▶ _WRITTEN PROBLEM_: Word for word, copy all the data and drop the pictures.

▶ _EXCERPTED RECORDS_:

-------

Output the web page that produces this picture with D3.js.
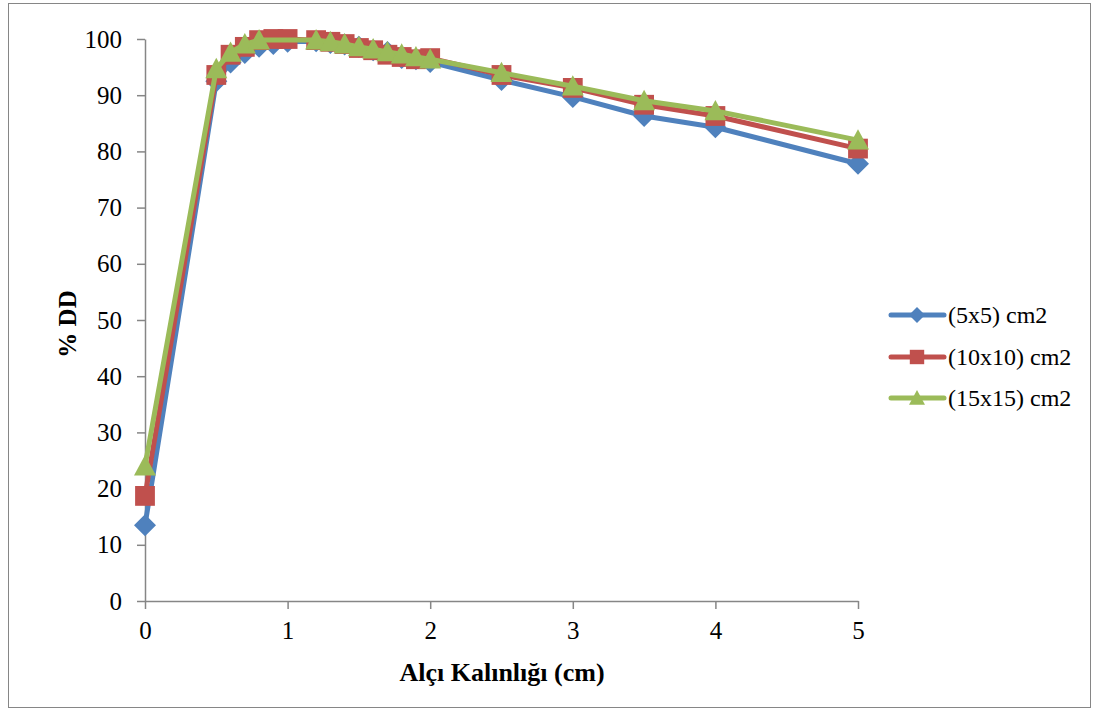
<!DOCTYPE html>
<html>
<head>
<meta charset="utf-8">
<script src="https://cdn.jsdelivr.net/npm/d3@7"></script>
<style>
  html, body { margin: 0; padding: 0; background: #fff; }
  svg { display: block; }
  text { font-family: "Liberation Serif", "Times New Roman", Times, "DejaVu Serif", serif; fill: #000; }
</style>
</head>
<body>
<svg id="chart" width="1099" height="711"></svg>
<script>
// ---- data ----
const xBlue  = [0, 0.5, 0.6, 0.7, 0.8, 0.9, 1.0, 1.2, 1.3, 1.4, 1.5, 1.6, 1.7, 1.8, 1.9, 2.0, 2.5, 3, 3.5, 4, 5];
const yBlue  = [13.5, 92.5, 95.8, 97.5, 98.6, 99.1, 99.5, 99.6, 99.3, 99.0, 98.6, 98.0, 97.7, 96.6, 96.4, 95.9, 92.7, 89.7, 86.3, 84.3, 77.8];
const xRed   = [0, 0.5, 0.6, 0.7, 0.8, 0.9, 1.0, 1.2, 1.3, 1.4, 1.5, 1.6, 1.7, 1.8, 1.9, 2.0, 2.5, 3, 3.5, 4, 5];
const yRed   = [18.7, 93.6, 97.2, 98.6, 99.8, 100, 100, 99.8, 99.5, 99.1, 98.4, 98.0, 97.2, 96.8, 96.4, 96.6, 93.6, 91.3, 88.3, 86.3, 80.5];
const xGreen = [0, 0.5, 0.6, 0.7, 0.8, 1.2, 1.3, 1.4, 1.5, 1.6, 1.7, 1.8, 1.9, 2.0, 2.5, 3, 3.5, 4, 5];
const yGreen = [24.0, 94.7, 97.6, 99.1, 99.8, 99.8, 99.5, 99.1, 98.6, 98.2, 97.7, 97.3, 96.8, 96.4, 94.0, 91.6, 89.0, 87.2, 82.0];
const seriesNames = ["(5x5) cm2", "(10x10) cm2", "(15x15) cm2"];
const xTicks = [0, 1, 2, 3, 4, 5];
const yTicks = [0, 10, 20, 30, 40, 50, 60, 70, 80, 90, 100];
const xTitle = "Alçı Kalınlığı (cm)";
const yTitle = "% DD";

// ---- layout ----
const FONT = '"Liberation Serif", "Times New Roman", Times, "DejaVu Serif", serif';
const svg = d3.select("#chart");
const pLeft = 145, pRight = 858, pTop = 39, pBottom = 601;
const x = d3.scaleLinear().domain([0, 5]).range([pLeft, pRight]);
const y = d3.scaleLinear().domain([0, 100]).range([pBottom, pTop]);
const axisColor = "#868686";

// outer border
svg.append("rect").attr("x", 8.5).attr("y", 3.5).attr("width", 1082).attr("height", 704)
  .attr("fill", "none").attr("stroke", axisColor).attr("stroke-width", 1);

// y axis
const gy = svg.append("g").attr("transform", `translate(${pLeft},0)`)
  .call(d3.axisLeft(y).tickValues(yTicks).tickSize(8).tickPadding(15).tickSizeOuter(0));
gy.attr("font-family", FONT).attr("font-size", 25);
gy.select(".domain").attr("stroke", axisColor).attr("stroke-width", 1.5);
gy.selectAll(".tick line").attr("stroke", axisColor).attr("stroke-width", 1.5);
gy.selectAll(".tick text").style("font-family", FONT).style("font-size", "25px").attr("fill", "#000");

// x axis
const gx = svg.append("g").attr("transform", `translate(0,${pBottom})`)
  .call(d3.axisBottom(x).tickValues(xTicks).tickSize(8).tickPadding(12).tickSizeOuter(0).tickFormat(d3.format("d")));
gx.attr("font-family", FONT).attr("font-size", 25);
gx.select(".domain").attr("stroke", axisColor).attr("stroke-width", 1.5);
gx.selectAll(".tick line").attr("stroke", axisColor).attr("stroke-width", 1.5);
gx.selectAll(".tick text").style("font-family", FONT).style("font-size", "25px").attr("fill", "#000");

// titles
svg.append("text").attr("x", 502).attr("y", 681).attr("text-anchor", "middle")
  .style("font-family", FONT).style("font-size", "26px").style("font-weight", "bold").text(xTitle);
svg.append("text").attr("transform", `translate(76,${(pTop + pBottom) / 2 + 4}) rotate(-90)`)
  .attr("text-anchor", "middle").style("font-family", FONT).style("font-size", "25px").style("font-weight", "bold").text(yTitle);

// series
const colors = ["#4F81BD", "#C0504D", "#9BBB59"];
const series = [
  { xs: xBlue, ys: yBlue, shape: "diamond" },
  { xs: xRed, ys: yRed, shape: "square" },
  { xs: xGreen, ys: yGreen, shape: "triangle" }
];
function markerPath(shape, s) {
  if (shape === "diamond") return `M0,${-s}L${s},0L0,${s}L${-s},0Z`;
  if (shape === "square") { const h = s * 0.9; return `M${-h},${-h}H${h}V${h}H${-h}Z`; }
  return `M0,${-s}L${s},${s * 0.85}L${-s},${s * 0.85}Z`;
}
const line = d3.line().x(d => x(d[0])).y(d => y(d[1]));
series.forEach((s, i) => {
  const pts = s.xs.map((v, j) => [v, s.ys[j]]);
  const g = svg.append("g");
  g.append("path").attr("d", line(pts)).attr("fill", "none").attr("stroke", colors[i])
    .attr("stroke-width", 5).attr("stroke-linejoin", "round").attr("stroke-linecap", "round");
  g.selectAll("path.m").data(pts).enter().append("path").attr("class", "m")
    .attr("transform", d => `translate(${x(d[0])},${y(d[1])})`)
    .attr("d", markerPath(s.shape, 11)).attr("fill", colors[i]);
});

// legend
const legY = [315, 357, 398];
series.forEach((s, i) => {
  const g = svg.append("g").attr("transform", `translate(0,${legY[i]})`);
  g.append("line").attr("x1", 891).attr("x2", 944).attr("y1", 0).attr("y2", 0)
    .attr("stroke", colors[i]).attr("stroke-width", 5).attr("stroke-linecap", "round");
  g.append("path").attr("transform", "translate(917,0)").attr("d", markerPath(s.shape, 8)).attr("fill", colors[i]);
  g.append("text").attr("x", 948).attr("y", 8).style("font-family", FONT).style("font-size", "24px").text(seriesNames[i]);
});
</script>
</body>
</html>
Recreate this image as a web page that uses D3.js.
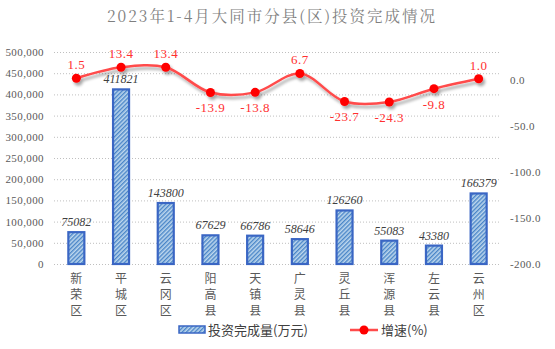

-------

▶ _EXERCISE OUTPUT_:
Output the web page that produces this picture with D3.js.
<!DOCTYPE html>
<html>
<head>
<meta charset="utf-8">
<script src="https://cdn.jsdelivr.net/npm/d3@7"></script>
<style>
  html, body { margin: 0; padding: 0; background: #fff; }
  svg { display: block; }
  text { font-family: "Liberation Serif", "Times New Roman", Times, "DejaVu Serif", serif; fill: #000; }
</style>
</head>
<body>
<svg id="chart" width="1099" height="711"></svg>
<script>
// ---- data ----
const xBlue  = [0, 0.5, 0.6, 0.7, 0.8, 0.9, 1.0, 1.2, 1.3, 1.4, 1.5, 1.6, 1.7, 1.8, 1.9, 2.0, 2.5, 3, 3.5, 4, 5];
const yBlue  = [13.5, 92.5, 95.8, 97.5, 98.6, 99.1, 99.5, 99.6, 99.3, 99.0, 98.6, 98.0, 97.7, 96.6, 96.4, 95.9, 92.7, 89.7, 86.3, 84.3, 77.8];
const xRed   = [0, 0.5, 0.6, 0.7, 0.8, 0.9, 1.0, 1.2, 1.3, 1.4, 1.5, 1.6, 1.7, 1.8, 1.9, 2.0, 2.5, 3, 3.5, 4, 5];
const yRed   = [18.7, 93.6, 97.2, 98.6, 99.8, 100, 100, 99.8, 99.5, 99.1, 98.4, 98.0, 97.2, 96.8, 96.4, 96.6, 93.6, 91.3, 88.3, 86.3, 80.5];
const xGreen = [0, 0.5, 0.6, 0.7, 0.8, 1.2, 1.3, 1.4, 1.5, 1.6, 1.7, 1.8, 1.9, 2.0, 2.5, 3, 3.5, 4, 5];
const yGreen = [24.0, 94.7, 97.6, 99.1, 99.8, 99.8, 99.5, 99.1, 98.6, 98.2, 97.7, 97.3, 96.8, 96.4, 94.0, 91.6, 89.0, 87.2, 82.0];
const seriesNames = ["(5x5) cm2", "(10x10) cm2", "(15x15) cm2"];
const xTicks = [0, 1, 2, 3, 4, 5];
const yTicks = [0, 10, 20, 30, 40, 50, 60, 70, 80, 90, 100];
const xTitle = "Alçı Kalınlığı (cm)";
const yTitle = "% DD";

// ---- layout ----
const FONT = '"Liberation Serif", "Times New Roman", Times, "DejaVu Serif", serif';
const svg = d3.select("#chart");
const pLeft = 145, pRight = 858, pTop = 39, pBottom = 601;
const x = d3.scaleLinear().domain([0, 5]).range([pLeft, pRight]);
const y = d3.scaleLinear().domain([0, 100]).range([pBottom, pTop]);
const axisColor = "#868686";

// outer border
svg.append("rect").attr("x", 8.5).attr("y", 3.5).attr("width", 1082).attr("height", 704)
  .attr("fill", "none").attr("stroke", axisColor).attr("stroke-width", 1);

// y axis
const gy = svg.append("g").attr("transform", `translate(${pLeft},0)`)
  .call(d3.axisLeft(y).tickValues(yTicks).tickSize(8).tickPadding(15).tickSizeOuter(0));
gy.attr("font-family", FONT).attr("font-size", 25);
gy.select(".domain").attr("stroke", axisColor).attr("stroke-width", 1.5);
gy.selectAll(".tick line").attr("stroke", axisColor).attr("stroke-width", 1.5);
gy.selectAll(".tick text").style("font-family", FONT).style("font-size", "25px").attr("fill", "#000");

// x axis
const gx = svg.append("g").attr("transform", `translate(0,${pBottom})`)
  .call(d3.axisBottom(x).tickValues(xTicks).tickSize(8).tickPadding(12).tickSizeOuter(0).tickFormat(d3.format("d")));
gx.attr("font-family", FONT).attr("font-size", 25);
gx.select(".domain").attr("stroke", axisColor).attr("stroke-width", 1.5);
gx.selectAll(".tick line").attr("stroke", axisColor).attr("stroke-width", 1.5);
gx.selectAll(".tick text").style("font-family", FONT).style("font-size", "25px").attr("fill", "#000");

// titles
svg.append("text").attr("x", 502).attr("y", 681).attr("text-anchor", "middle")
  .style("font-family", FONT).style("font-size", "26px").style("font-weight", "bold").text(xTitle);
svg.append("text").attr("transform", `translate(76,${(pTop + pBottom) / 2 + 4}) rotate(-90)`)
  .attr("text-anchor", "middle").style("font-family", FONT).style("font-size", "25px").style("font-weight", "bold").text(yTitle);

// series
const colors = ["#4F81BD", "#C0504D", "#9BBB59"];
const series = [
  { xs: xBlue, ys: yBlue, shape: "diamond" },
  { xs: xRed, ys: yRed, shape: "square" },
  { xs: xGreen, ys: yGreen, shape: "triangle" }
];
function markerPath(shape, s) {
  if (shape === "diamond") return `M0,${-s}L${s},0L0,${s}L${-s},0Z`;
  if (shape === "square") { const h = s * 0.9; return `M${-h},${-h}H${h}V${h}H${-h}Z`; }
  return `M0,${-s}L${s},${s * 0.85}L${-s},${s * 0.85}Z`;
}
const line = d3.line().x(d => x(d[0])).y(d => y(d[1]));
series.forEach((s, i) => {
  const pts = s.xs.map((v, j) => [v, s.ys[j]]);
  const g = svg.append("g");
  g.append("path").attr("d", line(pts)).attr("fill", "none").attr("stroke", colors[i])
    .attr("stroke-width", 5).attr("stroke-linejoin", "round").attr("stroke-linecap", "round");
  g.selectAll("path.m").data(pts).enter().append("path").attr("class", "m")
    .attr("transform", d => `translate(${x(d[0])},${y(d[1])})`)
    .attr("d", markerPath(s.shape, 11)).attr("fill", colors[i]);
});

// legend
const legY = [315, 357, 398];
series.forEach((s, i) => {
  const g = svg.append("g").attr("transform", `translate(0,${legY[i]})`);
  g.append("line").attr("x1", 891).attr("x2", 944).attr("y1", 0).attr("y2", 0)
    .attr("stroke", colors[i]).attr("stroke-width", 5).attr("stroke-linecap", "round");
  g.append("path").attr("transform", "translate(917,0)").attr("d", markerPath(s.shape, 8)).attr("fill", colors[i]);
  g.append("text").attr("x", 948).attr("y", 8).style("font-family", FONT).style("font-size", "24px").text(seriesNames[i]);
});
</script>
</body>
</html>
Recreate this image as a web page that uses D3.js.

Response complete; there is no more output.